* _Direction_:
Quote the whole listing word for word. Do not include the pictures.

— begin Supplied material —

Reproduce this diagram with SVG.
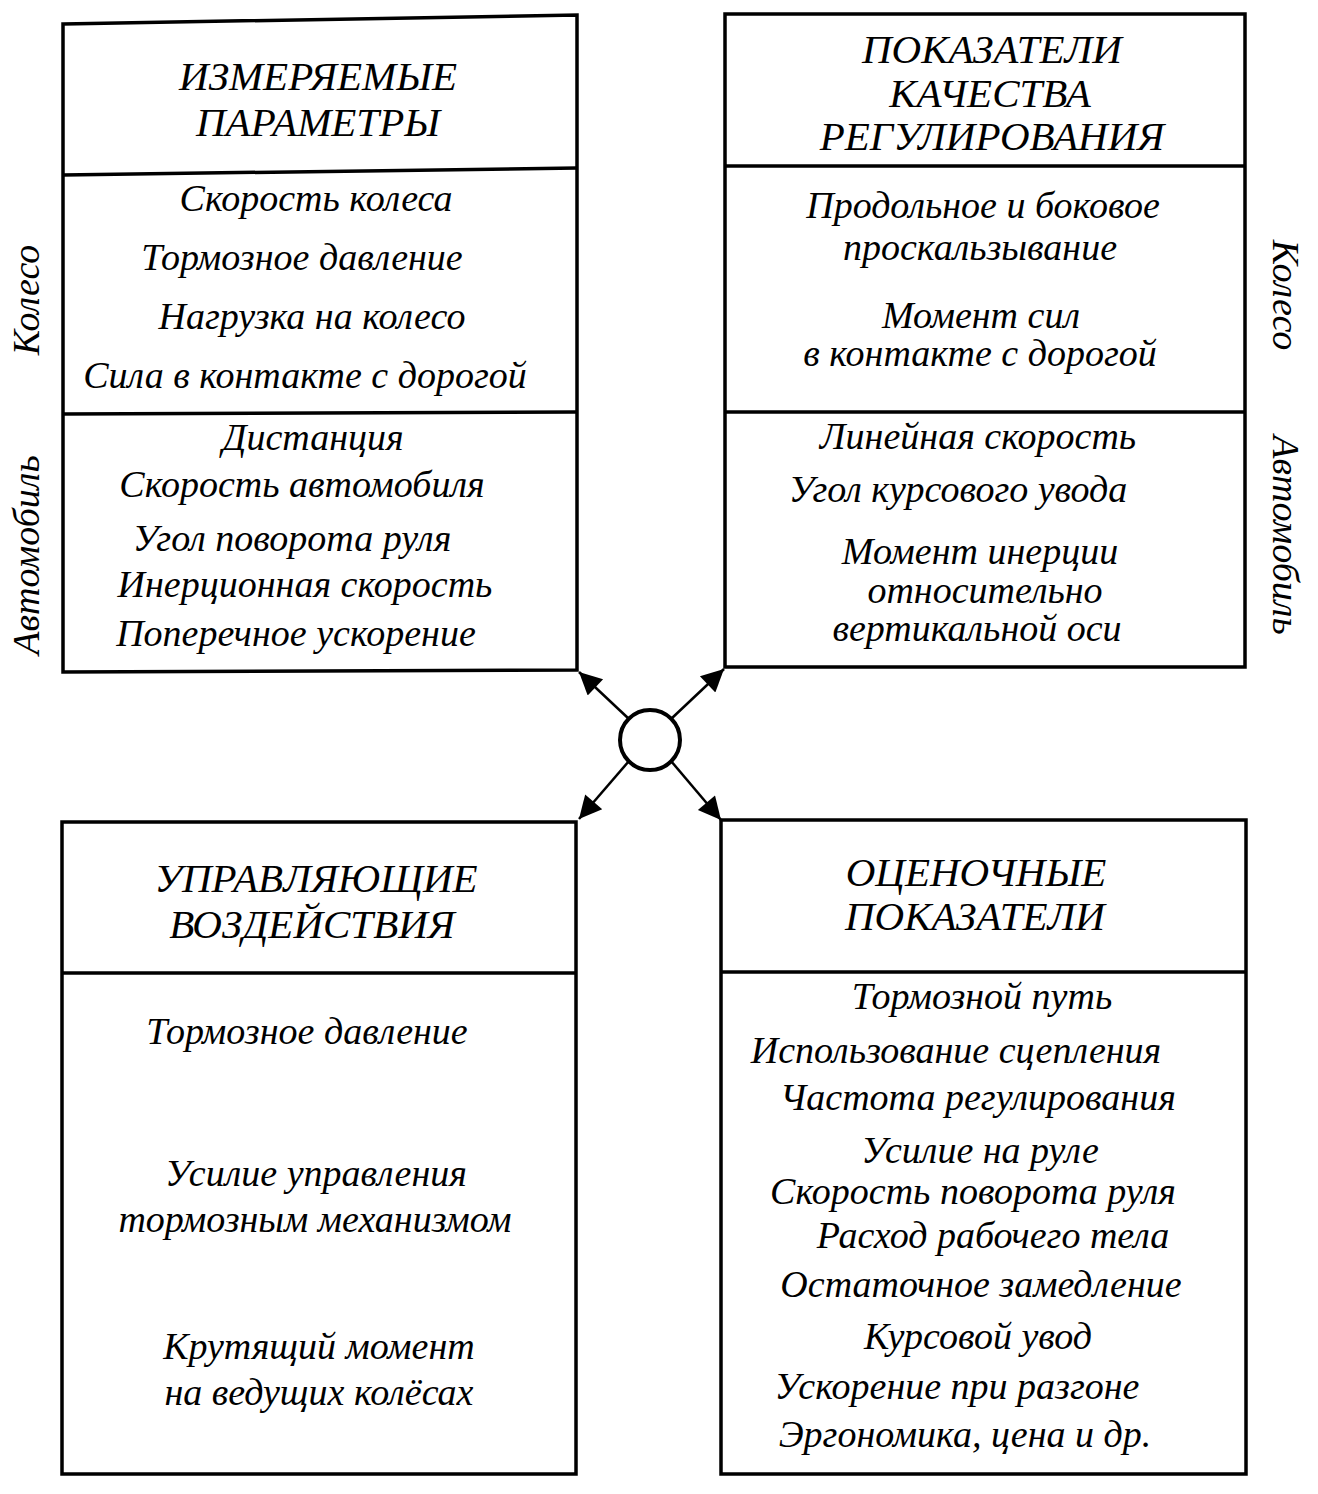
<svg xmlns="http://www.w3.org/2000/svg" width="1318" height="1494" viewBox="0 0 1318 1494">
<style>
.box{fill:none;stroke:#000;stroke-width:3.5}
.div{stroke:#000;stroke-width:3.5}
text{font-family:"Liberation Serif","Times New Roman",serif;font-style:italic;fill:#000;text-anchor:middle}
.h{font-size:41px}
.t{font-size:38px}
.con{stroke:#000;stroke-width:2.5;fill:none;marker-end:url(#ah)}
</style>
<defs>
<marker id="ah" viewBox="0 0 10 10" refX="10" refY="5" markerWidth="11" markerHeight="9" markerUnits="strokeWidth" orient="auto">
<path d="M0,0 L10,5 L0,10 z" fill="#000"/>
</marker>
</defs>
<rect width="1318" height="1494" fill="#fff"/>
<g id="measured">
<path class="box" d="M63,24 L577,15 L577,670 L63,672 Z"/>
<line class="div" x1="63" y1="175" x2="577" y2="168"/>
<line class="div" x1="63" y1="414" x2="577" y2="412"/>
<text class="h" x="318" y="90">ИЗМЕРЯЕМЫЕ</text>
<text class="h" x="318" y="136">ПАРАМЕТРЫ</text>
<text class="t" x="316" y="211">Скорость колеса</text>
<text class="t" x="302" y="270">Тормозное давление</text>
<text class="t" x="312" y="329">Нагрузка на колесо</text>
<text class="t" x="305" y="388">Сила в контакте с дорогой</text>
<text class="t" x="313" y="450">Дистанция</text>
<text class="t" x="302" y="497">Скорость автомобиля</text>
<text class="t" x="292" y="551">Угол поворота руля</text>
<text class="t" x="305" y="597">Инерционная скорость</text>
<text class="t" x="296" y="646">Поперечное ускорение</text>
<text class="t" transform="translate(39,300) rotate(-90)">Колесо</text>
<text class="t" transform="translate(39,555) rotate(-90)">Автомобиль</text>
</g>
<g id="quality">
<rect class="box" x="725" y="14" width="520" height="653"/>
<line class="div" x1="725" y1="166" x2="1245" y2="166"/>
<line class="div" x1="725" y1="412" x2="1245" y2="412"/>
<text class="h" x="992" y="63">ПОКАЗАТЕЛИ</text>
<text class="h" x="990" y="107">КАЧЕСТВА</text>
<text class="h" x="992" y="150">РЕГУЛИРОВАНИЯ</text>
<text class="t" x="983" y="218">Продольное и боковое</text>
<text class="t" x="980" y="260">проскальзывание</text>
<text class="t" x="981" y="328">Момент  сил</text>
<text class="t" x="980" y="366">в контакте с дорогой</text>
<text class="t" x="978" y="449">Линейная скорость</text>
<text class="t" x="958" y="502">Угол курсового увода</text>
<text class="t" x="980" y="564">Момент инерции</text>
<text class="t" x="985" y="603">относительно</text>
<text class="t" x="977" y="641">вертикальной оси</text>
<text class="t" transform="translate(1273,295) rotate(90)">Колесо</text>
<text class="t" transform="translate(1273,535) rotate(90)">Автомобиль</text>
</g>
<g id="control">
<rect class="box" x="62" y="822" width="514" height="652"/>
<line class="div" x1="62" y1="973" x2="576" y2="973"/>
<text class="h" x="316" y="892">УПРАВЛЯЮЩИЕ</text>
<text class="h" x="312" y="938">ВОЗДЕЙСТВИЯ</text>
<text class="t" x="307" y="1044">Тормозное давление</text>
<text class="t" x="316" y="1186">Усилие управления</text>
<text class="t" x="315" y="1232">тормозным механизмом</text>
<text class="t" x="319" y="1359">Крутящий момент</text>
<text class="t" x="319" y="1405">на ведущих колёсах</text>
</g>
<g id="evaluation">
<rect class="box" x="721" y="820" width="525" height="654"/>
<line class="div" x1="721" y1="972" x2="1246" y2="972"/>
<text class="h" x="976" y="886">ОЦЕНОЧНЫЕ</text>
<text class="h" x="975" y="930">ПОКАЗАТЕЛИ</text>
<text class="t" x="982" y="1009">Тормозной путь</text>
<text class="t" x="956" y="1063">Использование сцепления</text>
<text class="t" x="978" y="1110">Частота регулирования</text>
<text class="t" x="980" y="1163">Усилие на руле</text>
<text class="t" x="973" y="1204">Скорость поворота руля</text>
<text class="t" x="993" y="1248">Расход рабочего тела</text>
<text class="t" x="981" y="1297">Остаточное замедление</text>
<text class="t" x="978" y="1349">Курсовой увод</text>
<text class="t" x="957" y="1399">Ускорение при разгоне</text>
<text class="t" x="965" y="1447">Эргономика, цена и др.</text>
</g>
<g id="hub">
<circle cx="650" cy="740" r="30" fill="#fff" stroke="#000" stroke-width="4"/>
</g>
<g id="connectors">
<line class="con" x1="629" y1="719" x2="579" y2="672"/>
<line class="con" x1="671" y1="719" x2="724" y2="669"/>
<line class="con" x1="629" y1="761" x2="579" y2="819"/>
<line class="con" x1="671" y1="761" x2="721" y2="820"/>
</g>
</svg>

— end Supplied material —

* _Solution for this exercise_:
Reproduce this diagram with SVG.
<svg xmlns="http://www.w3.org/2000/svg" width="1318" height="1494" viewBox="0 0 1318 1494">
<style>
.box{fill:none;stroke:#000;stroke-width:3.5}
.div{stroke:#000;stroke-width:3.5}
text{font-family:"Liberation Serif","Times New Roman",serif;font-style:italic;fill:#000;text-anchor:middle}
.h{font-size:41px}
.t{font-size:38px}
.con{stroke:#000;stroke-width:2.5;fill:none;marker-end:url(#ah)}
</style>
<defs>
<marker id="ah" viewBox="0 0 10 10" refX="10" refY="5" markerWidth="11" markerHeight="9" markerUnits="strokeWidth" orient="auto">
<path d="M0,0 L10,5 L0,10 z" fill="#000"/>
</marker>
</defs>
<rect width="1318" height="1494" fill="#fff"/>
<g id="measured">
<path class="box" d="M63,24 L577,15 L577,670 L63,672 Z"/>
<line class="div" x1="63" y1="175" x2="577" y2="168"/>
<line class="div" x1="63" y1="414" x2="577" y2="412"/>
<text class="h" x="318" y="90">ИЗМЕРЯЕМЫЕ</text>
<text class="h" x="318" y="136">ПАРАМЕТРЫ</text>
<text class="t" x="316" y="211">Скорость колеса</text>
<text class="t" x="302" y="270">Тормозное давление</text>
<text class="t" x="312" y="329">Нагрузка на колесо</text>
<text class="t" x="305" y="388">Сила в контакте с дорогой</text>
<text class="t" x="313" y="450">Дистанция</text>
<text class="t" x="302" y="497">Скорость автомобиля</text>
<text class="t" x="292" y="551">Угол поворота руля</text>
<text class="t" x="305" y="597">Инерционная скорость</text>
<text class="t" x="296" y="646">Поперечное ускорение</text>
<text class="t" transform="translate(39,300) rotate(-90)">Колесо</text>
<text class="t" transform="translate(39,555) rotate(-90)">Автомобиль</text>
</g>
<g id="quality">
<rect class="box" x="725" y="14" width="520" height="653"/>
<line class="div" x1="725" y1="166" x2="1245" y2="166"/>
<line class="div" x1="725" y1="412" x2="1245" y2="412"/>
<text class="h" x="992" y="63">ПОКАЗАТЕЛИ</text>
<text class="h" x="990" y="107">КАЧЕСТВА</text>
<text class="h" x="992" y="150">РЕГУЛИРОВАНИЯ</text>
<text class="t" x="983" y="218">Продольное и боковое</text>
<text class="t" x="980" y="260">проскальзывание</text>
<text class="t" x="981" y="328">Момент  сил</text>
<text class="t" x="980" y="366">в контакте с дорогой</text>
<text class="t" x="978" y="449">Линейная скорость</text>
<text class="t" x="958" y="502">Угол курсового увода</text>
<text class="t" x="980" y="564">Момент инерции</text>
<text class="t" x="985" y="603">относительно</text>
<text class="t" x="977" y="641">вертикальной оси</text>
<text class="t" transform="translate(1273,295) rotate(90)">Колесо</text>
<text class="t" transform="translate(1273,535) rotate(90)">Автомобиль</text>
</g>
<g id="control">
<rect class="box" x="62" y="822" width="514" height="652"/>
<line class="div" x1="62" y1="973" x2="576" y2="973"/>
<text class="h" x="316" y="892">УПРАВЛЯЮЩИЕ</text>
<text class="h" x="312" y="938">ВОЗДЕЙСТВИЯ</text>
<text class="t" x="307" y="1044">Тормозное давление</text>
<text class="t" x="316" y="1186">Усилие управления</text>
<text class="t" x="315" y="1232">тормозным механизмом</text>
<text class="t" x="319" y="1359">Крутящий момент</text>
<text class="t" x="319" y="1405">на ведущих колёсах</text>
</g>
<g id="evaluation">
<rect class="box" x="721" y="820" width="525" height="654"/>
<line class="div" x1="721" y1="972" x2="1246" y2="972"/>
<text class="h" x="976" y="886">ОЦЕНОЧНЫЕ</text>
<text class="h" x="975" y="930">ПОКАЗАТЕЛИ</text>
<text class="t" x="982" y="1009">Тормозной путь</text>
<text class="t" x="956" y="1063">Использование сцепления</text>
<text class="t" x="978" y="1110">Частота регулирования</text>
<text class="t" x="980" y="1163">Усилие на руле</text>
<text class="t" x="973" y="1204">Скорость поворота руля</text>
<text class="t" x="993" y="1248">Расход рабочего тела</text>
<text class="t" x="981" y="1297">Остаточное замедление</text>
<text class="t" x="978" y="1349">Курсовой увод</text>
<text class="t" x="957" y="1399">Ускорение при разгоне</text>
<text class="t" x="965" y="1447">Эргономика, цена и др.</text>
</g>
<g id="hub">
<circle cx="650" cy="740" r="30" fill="#fff" stroke="#000" stroke-width="4"/>
</g>
<g id="connectors">
<line class="con" x1="629" y1="719" x2="579" y2="672"/>
<line class="con" x1="671" y1="719" x2="724" y2="669"/>
<line class="con" x1="629" y1="761" x2="579" y2="819"/>
<line class="con" x1="671" y1="761" x2="721" y2="820"/>
</g>
</svg>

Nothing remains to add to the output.